No momento mais extraordinário da semana, Teixeira dos Santos, sem se rir, repetiu na Assembleia da República aquilo que, a crer em várias fugas de informação, já dissera ao juiz Ivo Rosa durante um depoimento no âmbito da Operação Marquês, no passado mês de maio (mas não dissera aos investigadores do MP): tinha sido dele, enquanto ministro das Finanças do XVII governo constitucional, a ideia de nomear Armando Vara para a administração da CGD, tendo, então, de enfrentar as reticências de José Sócrates.

Vá lá que, desta vez, ao menos, o ex-ministro não repetiu o que terá dito no Tribunal Central: que Sócrates ficou “preocupado”. Agora, num cenário mais público, só acrescentou que Sócrates o terá “alertado” para as reações. Felizmente, não se opôs à nomeação do íntimo amigo, companheiro de décadas. Valha-nos isso.

Obviamente, esse foi, para mim, o momento certo para desligar o aparelho de televisão. Há coisas mais interessantes a fazer na vida do que ver transformar matéria perfeita para uma obra de Stephen King em guião de um filme da Walt Disney. Conheci suficientemente bem os meandros desses anos para continuar a assistir em direto ao referido depoimento. Quanto mais não fosse, publiquei a primeira notícia sobre essa surpreendente nomeação de Armando Vara.

Ao contrário das incontáveis amnésias constatadas por aí, recordo bem o encadeado de contactos que me permitiu chegar à notícia. E, sobretudo, lembro-me perfeitamente da conversa com a ‘fonte’ segura e o que me disse, onde disse, quando disse. Adiante, porque Teixeira dos Santos não será o último homem a fechar os olhos perante o lado perverso de uma conjuntura com a qual, num preciso e delicado momento, tenha a ganhar, e da qual dependa o seu bem-estar, as suas ambições e a sua carreira.

A atual comissão de inquérito à CGD está a produzir um extraordinário retrato de um grupo de pessoas normalmente referido como fazendo parte da ‘elite’ portuguesa. Os depoimentos sucedem-se, de Armando Vara a Vítor Constâncio, passando por outros protagonistas menos conhecidos, e são sempre vagos, incoerentes, opinativos, falhos de objetividade, quando não mesmo retratos de caráter. Vendo isto, podemos todos intuir melhor as razões pelas quais a banca já custou a Portugal mais de 17 mil milhões de euros em 12 anos, do roubo do BPN à recapitalização da CGD, passando pelo processo BES/Novo Banco e outros menores, como o Banif.

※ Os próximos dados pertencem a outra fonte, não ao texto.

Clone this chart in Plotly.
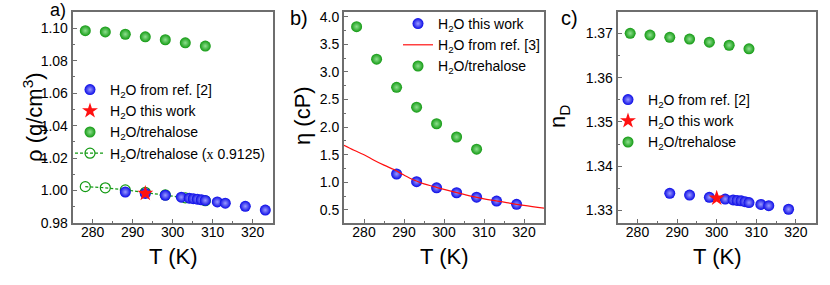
import plotly.graph_objects as go

# ---------------- data ----------------
T_treh = [278.15, 283.15, 288.15, 293.15, 298.15, 303.15, 308.15]

# panel a: density
T_rho_ref = [288.15, 293.15, 298.15, 302.15, 304.15, 305.15, 306.15, 307.15, 308.15, 311.15, 313.15, 318.15, 323.15]
rho_ref = [0.9991, 0.9982, 0.9971, 0.9959, 0.9953, 0.9950, 0.9947, 0.9943, 0.9939, 0.9930, 0.9922, 0.9903, 0.9880]
T_rho_this = [293.15]
rho_this = [0.9982]
rho_treh = [1.0985, 1.0977, 1.0963, 1.0947, 1.0929, 1.0910, 1.0890]
rho_treh_scaled = [1.0024, 1.0017, 1.0004, 0.9989, 0.9973, 0.9955, 0.9937]

# panel b: viscosity
T_eta_this = [288.15, 293.15, 298.15, 303.15, 308.15, 313.15, 318.15]
eta_this = [1.15, 1.01, 0.90, 0.81, 0.73, 0.66, 0.60]
T_eta_ref = [275, 277.5, 280, 282.5, 285, 287.5, 290, 292.5, 295, 297.5, 300, 305, 310, 315, 320, 325]
eta_ref = [1.67, 1.58, 1.50, 1.40, 1.31, 1.23, 1.13, 1.04, 0.97, 0.92, 0.87, 0.78, 0.70, 0.64, 0.58, 0.53]
eta_treh = [3.82, 3.23, 2.72, 2.36, 2.06, 1.82, 1.60]

# panel c: refractive index
T_n_ref = [288.15, 293.15, 298.15, 302.15, 304.15, 305.15, 306.15, 307.15, 308.15, 311.15, 313.15, 318.15]
n_ref = [1.3339, 1.3335, 1.3330, 1.3326, 1.3324, 1.3323, 1.3322, 1.3320, 1.3318, 1.3314, 1.3311, 1.3303]
T_n_this = [300.0]
n_this = [1.3328]
n_treh = [1.3700, 1.3696, 1.3691, 1.3687, 1.3680, 1.3673, 1.3665]

x_ticks = [280, 290, 300, 310, 320]

# ---------------- styles ----------------
FONT = "Arial, Liberation Sans, sans-serif"
BLUE = "#0a0ae6"
GREEN = "#139a13"
blue_m = dict(size=11, color=BLUE, gradient=dict(type="radial", color="#9a9aff"), line=dict(width=0))
green_m = dict(size=11, color=GREEN, gradient=dict(type="radial", color="#8fe08f"), line=dict(width=0))
star_m = dict(size=12, color="#ff1010", symbol="star", line=dict(width=0))

fig = go.Figure()

# ---- panel a ----
fig.add_trace(go.Scatter(x=T_treh, y=rho_treh_scaled, mode="lines+markers",
                         name="H<sub>2</sub>O/trehalose (<span style='font-family:Liberation Serif'>x</span> 0.9125)",
                         line=dict(color=GREEN, width=1.2, dash="3px,2px"),
                         marker=dict(size=10, color=GREEN, symbol="circle-open", line=dict(color=GREEN, width=1.2)),
                         xaxis="x", yaxis="y", legend="legend", legendrank=4))
fig.add_trace(go.Scatter(x=T_rho_ref, y=rho_ref, mode="markers", name="H<sub>2</sub>O from ref. [2]",
                         marker=blue_m, xaxis="x", yaxis="y", legend="legend", legendrank=1))
fig.add_trace(go.Scatter(x=T_rho_this, y=rho_this, mode="markers", name="H<sub>2</sub>O this work",
                         marker=star_m, xaxis="x", yaxis="y", legend="legend", legendrank=2))
fig.add_trace(go.Scatter(x=T_treh, y=rho_treh, mode="markers", name="H<sub>2</sub>O/trehalose",
                         marker=green_m, xaxis="x", yaxis="y", legend="legend", legendrank=3))

# ---- panel b ----
fig.add_trace(go.Scatter(x=T_eta_this, y=eta_this, mode="markers", name="H<sub>2</sub>O this work",
                         marker=blue_m, xaxis="x2", yaxis="y2", legend="legend2", legendrank=1))
fig.add_trace(go.Scatter(x=T_eta_ref, y=eta_ref, mode="lines", name="H<sub>2</sub>O from ref. [3]",
                         line=dict(color="#ff1010", width=1.2, shape="spline"),
                         xaxis="x2", yaxis="y2", legend="legend2", legendrank=2))
fig.add_trace(go.Scatter(x=T_treh, y=eta_treh, mode="markers", name="H<sub>2</sub>O/trehalose",
                         marker=green_m, xaxis="x2", yaxis="y2", legend="legend2", legendrank=3))

# ---- panel c ----
fig.add_trace(go.Scatter(x=T_n_ref, y=n_ref, mode="markers", name="H<sub>2</sub>O from ref. [2]",
                         marker=blue_m, xaxis="x3", yaxis="y3", legend="legend3", legendrank=1))
fig.add_trace(go.Scatter(x=T_n_this, y=n_this, mode="markers", name="H<sub>2</sub>O this work",
                         marker=star_m, xaxis="x3", yaxis="y3", legend="legend3", legendrank=2))
fig.add_trace(go.Scatter(x=T_treh, y=n_treh, mode="markers", name="H<sub>2</sub>O/trehalose",
                         marker=green_m, xaxis="x3", yaxis="y3", legend="legend3", legendrank=3))

W, H = 830, 285
ydom = [1 - 223 / H, 1 - 12 / H]
AX = dict(showline=True, linecolor="#6e6e6e", linewidth=2, mirror=True, ticks="inside", ticklen=4,
          tickwidth=1.2, tickcolor="#6e6e6e", showgrid=False, zeroline=False, automargin=False,
          tickfont=dict(family=FONT, size=14, color="black"))


def xax(dom):
    return dict(AX, domain=dom, range=[275, 325], tickvals=x_ticks, ticklabelstandoff=-5,
                minor=dict(ticks="inside", ticklen=2, dtick=5, tick0=275, tickcolor="#6e6e6e", showgrid=False))


def yax(rng, ticks, fmt, minor_dt, anchor):
    return dict(AX, domain=ydom, range=rng, tickvals=ticks, tickformat=fmt, anchor=anchor,
                minor=dict(ticks="inside", ticklen=2, dtick=minor_dt, tick0=ticks[0], tickcolor="#6e6e6e", showgrid=False))


LEG = dict(bgcolor="rgba(0,0,0,0)", font=dict(family=FONT, size=14, color="black"),
           xanchor="left", yanchor="top", traceorder="normal", itemwidth=30)


def ann(text, xp, yp, size, angle=0):
    return dict(text=text, x=xp / W, y=1 - yp / H, xref="paper", yref="paper", showarrow=False,
                xanchor="center", yanchor="middle", textangle=angle, borderpad=0,
                font=dict(family=FONT, size=size, color="black"))


fig.update_layout(
    width=W, height=H, margin=dict(l=0, r=0, t=0, b=0, autoexpand=False),
    paper_bgcolor="white", plot_bgcolor="white",
    xaxis=xax([72.7 / W, 272.7 / W]) | dict(anchor="y"),
    xaxis2=xax([344 / W, 544 / W]) | dict(anchor="y2"),
    xaxis3=xax([617.7 / W, 815.7 / W]) | dict(anchor="y3"),
    yaxis=yax([0.98, 1.11], [0.98, 1.00, 1.02, 1.04, 1.06, 1.08, 1.10], ".2f", 0.01, "x"),
    yaxis2=yax([0.262, 4.085], [0.5, 1.0, 1.5, 2.0, 2.5, 3.0, 3.5, 4.0], ".1f", 0.25, "x2"),
    yaxis3=yax([1.3272, 1.3748], [1.33, 1.34, 1.35, 1.36, 1.37], ".2f", 0.005, "x3"),
    legend=dict(LEG, x=70 / W, y=1 - 74 / H),
    legend2=dict(LEG, x=398 / W, y=1 - 8 / H),
    legend3=dict(LEG, x=608 / W, y=1 - 84 / H),
    showlegend=True,
    annotations=[
        ann("a)", 58, 10, 18), ann("b)", 299, 18, 20), ann("c)", 569, 18, 20),
        ann("T (K)", 172.7, 256, 22), ann("T (K)", 444, 256, 22), ann("T (K)", 716.7, 256, 22),
        ann("ρ (g/cm<sup>3</sup>)", 33, 117, 22, -90),
        ann("η (cP)", 303, 116, 22, -90),
        ann("n<sub>D</sub>", 559, 117, 22, -90),
    ],
)

fig.write_html("out.html", config={"displayModeBar": False},
               post_script="document.body.style.margin='0';")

Li depois, passada a dose de repugnância instantânea, que Teixeira dos Santos também terá dito, a propósito de banqueiros, governantes e demais políticos implicados no processo da CGD: “Todos falhámos”. Pareceu-me o lamento possível, o desabafo de um homem arrependido, que não tendo feito nada de criminoso sabe muito bem que colaborou no desenvolvimento de um processo lamentável de poder pessoal, o qual desaguou num enorme prejuízo para as finanças públicas.

Este miserável folhetim da CGD, no seu todo e em todos os seus episódios,  deveria ajudar a desenvolver em Portugal a consciência da necessidade de mudar os principais atores políticos, económicos e sociais dos últimos 20 anos. Mas não estou certo que isso vá acontecer. Basta ver como estão, e onde estão, muitos dos homens e mulheres que, como Teixeira dos Santos, falharam na CGD. Alguns, demasiados, foram recompensados.